Но твоя подоплека восторжествовала. Ты жива сейчас во весь рост. Только отсюда нет возврата назад. Из твоего полного раскрытья, из пробужденья, а вовсе не из позора пересудов или семейных осложнений, будто бы непоправимых. Если тебя сильно потянет назад к Гаррику, доверься чувству. Смело говорю за тебя: это будет тянуть тебя вперед к нему, все у вас пойдет твоей большой жизнью, за которой вы забудете, поправимо ли или нет случившееся; вам будет некогда заниматься воспоминаньями; все затмит новизна твоих размеров, совершенных, как в детстве. Как это трудно выразить! Ты знаешь, о чем я говорю?

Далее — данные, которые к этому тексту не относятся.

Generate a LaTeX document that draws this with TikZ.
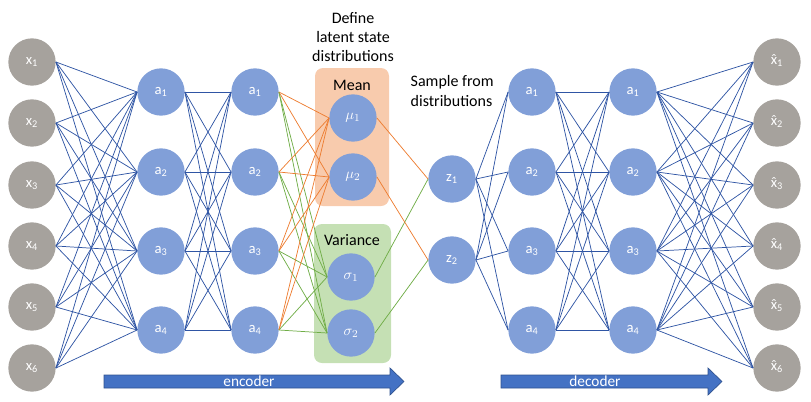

О вернувшемся слухе и зрении; о лете в квартире, как бы только что вошедшем и присутствующем, как человек; о соотнесенности твоей красоты с тем, что делается в природе; о какой-то творческой пропорции существованья: о тебе, хозяйке, и о шкапах, полных поэзии, о кухонных полках, ломящихся от вдохновенья. Тогда не опасайся ничего дурного и тяжелого от Гаррика; ты сама будешь напоминать ему, кто он, когда он будет забываться. Так напомнила ты мне обо мне. И он будет расти от твоих напоминаний. – Или же, если тебя не закружит болью, – подари все это мне.

Пойми цель этих советов: ты должна быть счастлива. Сейчас у тебя столько данных обнять заглавную прелесть существованья, полную смысла и достоинства, – ты так возрождена этими потрясеньями, так страшно, как бы ты не ошиблась! Но пойми и причину: обо всем этом я и в том случае, если ты моя, говорю, чтоб тебе было легче. Потому что ты, верно, не сдержалась и жалеешь об этом? О, прости и ты меня, если это не так, и тысячу раз благодарю тебя. Я люблю, я люблю тебя, я тебя люблю.